• Aim: What lines of the data hold the string "code"? Pull each one out.

• Material provided:
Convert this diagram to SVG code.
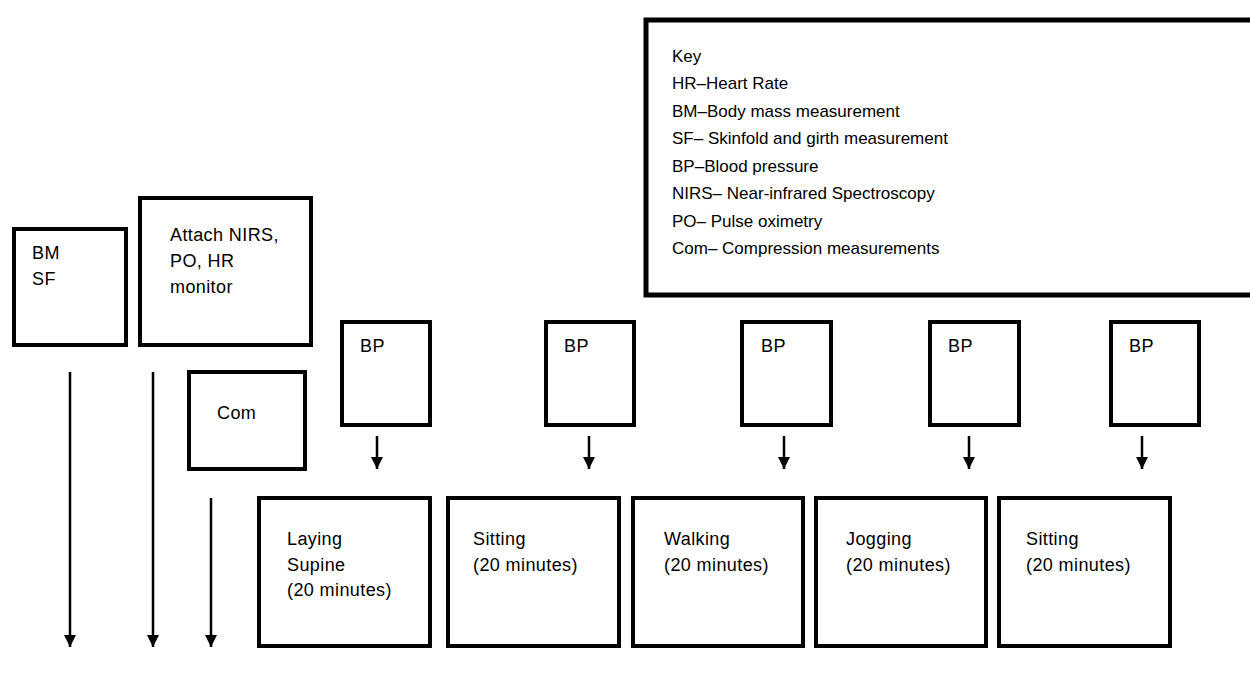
<svg xmlns="http://www.w3.org/2000/svg" width="1250" height="673" viewBox="0 0 1250 673">
<style>
.box{fill:#fff;stroke:#000;stroke-width:4}
.key{fill:#fff;stroke:#000;stroke-width:5}
.t{font-family:"Liberation Sans",Arial,sans-serif;font-size:18px;fill:#000;letter-spacing:0.4px}
.k{font-family:"Liberation Sans",Arial,sans-serif;font-size:17px;fill:#000}
.arr{stroke:#000;stroke-width:2.5;fill:none;marker-end:url(#ah)}
</style>
<defs>
<marker id="ah" markerUnits="userSpaceOnUse" markerWidth="12" markerHeight="12" viewBox="0 0 12 12" refX="12" refY="6" orient="auto">
<path d="M0,0 L12,6 L0,12 z" fill="#000"/>
</marker>
</defs>
<rect width="1250" height="673" fill="#fff"/>
<g id="key">
<rect class="key" x="646" y="20" width="620" height="275"/>
<text class="k" x="672" y="62">Key</text>
<text class="k" x="672" y="89">HR–Heart Rate</text>
<text class="k" x="672" y="117">BM–Body mass measurement</text>
<text class="k" x="672" y="144">SF– Skinfold and girth measurement</text>
<text class="k" x="672" y="172">BP–Blood pressure</text>
<text class="k" x="672" y="199">NIRS– Near-infrared Spectroscopy</text>
<text class="k" x="672" y="227">PO– Pulse oximetry</text>
<text class="k" x="672" y="254">Com– Compression measurements</text>
</g>
<g id="bmsf">
<rect class="box" x="14" y="229" width="112" height="116"/>
<text class="t" x="32" y="259">BM</text>
<text class="t" x="32" y="285">SF</text>
</g>
<g id="attach">
<rect class="box" x="140" y="198" width="171" height="147"/>
<text class="t" x="170" y="241">Attach NIRS,</text>
<text class="t" x="170" y="267">PO, HR</text>
<text class="t" x="170" y="293">monitor</text>
</g>
<g id="com">
<rect class="box" x="189" y="372" width="116" height="97"/>
<text class="t" x="217" y="419">Com</text>
</g>
<g id="bp1"><rect class="box" x="342" y="322" width="88" height="103"/><text class="t" x="360" y="352">BP</text></g>
<g id="bp2"><rect class="box" x="546" y="322" width="88" height="103"/><text class="t" x="564" y="352">BP</text></g>
<g id="bp3"><rect class="box" x="742" y="322" width="89" height="103"/><text class="t" x="761" y="352">BP</text></g>
<g id="bp4"><rect class="box" x="930" y="322" width="89" height="103"/><text class="t" x="948" y="352">BP</text></g>
<g id="bp5"><rect class="box" x="1111" y="322" width="88" height="103"/><text class="t" x="1129" y="352">BP</text></g>
<g id="laying">
<rect class="box" x="259" y="498" width="171" height="148"/>
<text class="t" x="287" y="545">Laying</text>
<text class="t" x="287" y="571">Supine</text>
<text class="t" x="287" y="596">(20 minutes)</text>
</g>
<g id="sitting1">
<rect class="box" x="448" y="498" width="171" height="148"/>
<text class="t" x="473" y="545">Sitting</text>
<text class="t" x="473" y="571">(20 minutes)</text>
</g>
<g id="walking">
<rect class="box" x="633" y="498" width="170" height="148"/>
<text class="t" x="664" y="545">Walking</text>
<text class="t" x="664" y="571">(20 minutes)</text>
</g>
<g id="jogging">
<rect class="box" x="816" y="498" width="170" height="148"/>
<text class="t" x="846" y="545">Jogging</text>
<text class="t" x="846" y="571">(20 minutes)</text>
</g>
<g id="sitting2">
<rect class="box" x="999" y="498" width="171" height="148"/>
<text class="t" x="1026" y="545">Sitting</text>
<text class="t" x="1026" y="571">(20 minutes)</text>
</g>
<g id="connectors">
<line class="arr" x1="70" y1="372" x2="70" y2="647"/>
<line class="arr" x1="153" y1="372" x2="153" y2="647"/>
<line class="arr" x1="211" y1="498" x2="211" y2="647"/>
<line class="arr" x1="377" y1="436" x2="377" y2="469"/>
<line class="arr" x1="589" y1="436" x2="589" y2="469"/>
<line class="arr" x1="784" y1="436" x2="784" y2="469"/>
<line class="arr" x1="969" y1="436" x2="969" y2="469"/>
<line class="arr" x1="1142" y1="436" x2="1142" y2="469"/>
</g>
</svg>
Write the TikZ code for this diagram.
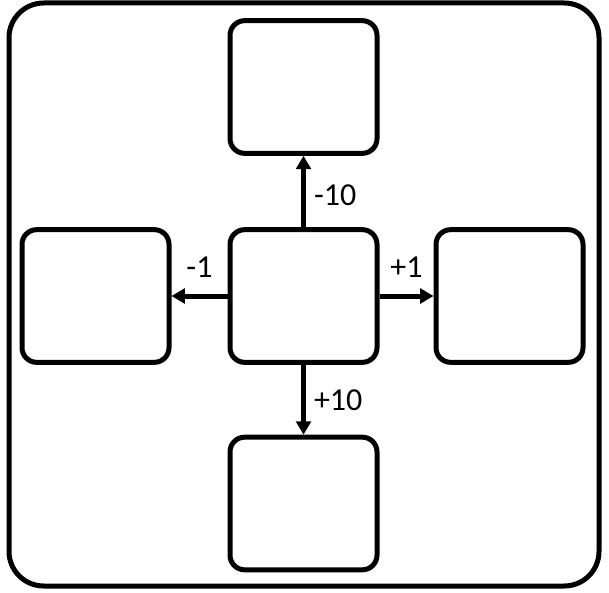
\documentclass[tikz,border=0pt]{standalone}
\usepackage{fontspec}
\setmainfont{Carlito}
\usetikzlibrary{arrows.meta}

\begin{document}
\begin{tikzpicture}[x=0.75pt, y=-0.75pt,
    cell/.style={draw, line width=3.75pt, rounded corners=11pt, fill=white,
        minimum width=110.25pt, minimum height=99.5pt, inner sep=0pt},
    link/.style={line width=3.75pt, -{Triangle[width=11pt, length=10pt]}},
    lbl/.style={font=\fontsize{24}{28}\selectfont, inner sep=6pt}]
    \useasboundingbox (0,0) rectangle (609,592);

    % Outer frame round the whole grid
    \draw[line width=3.75pt, rounded corners=26pt] (9,3) rectangle (599,586);

    % The centre cell and its four neighbours
    \node[cell] (ctr) at (303.5,296) {};
    \node[cell] (up) at (303.5,87) {};
    \node[cell] (down) at (303.5,503.5) {};
    \node[cell] (lft) at (95.5,296) {};
    \node[cell] (rgt) at (509.5,296) {};

    % Moves from the centre cell
    \draw[link] (ctr) -- node[lbl, right, pos=0.45] {-10} (up);
    \draw[link] (ctr) -- node[lbl, right] {+10} (down);
    \draw[link] (ctr) -- node[lbl, above=6pt] {-1} (lft);
    \draw[link] (ctr) -- node[lbl, above=6pt] {+1} (rgt);
\end{tikzpicture}
\end{document}
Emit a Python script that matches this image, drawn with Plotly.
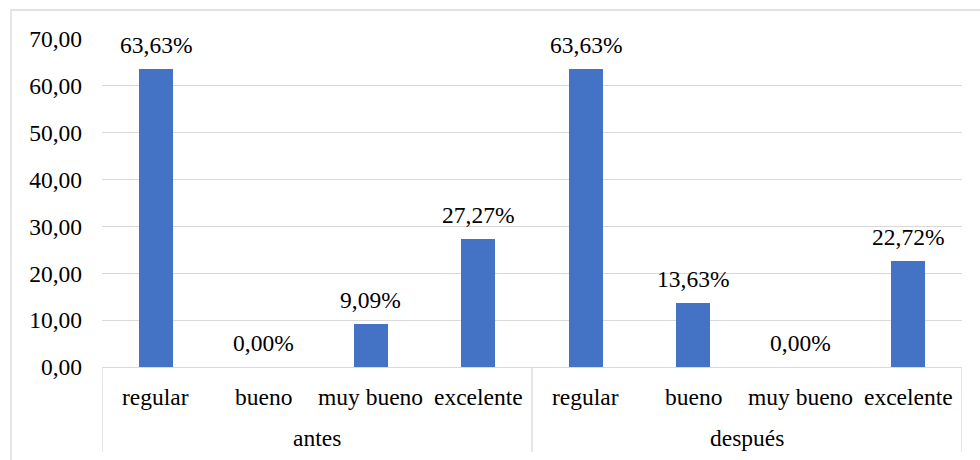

• The solution:
Convert this diagram to SVG code.
Write the TikZ code for this diagram.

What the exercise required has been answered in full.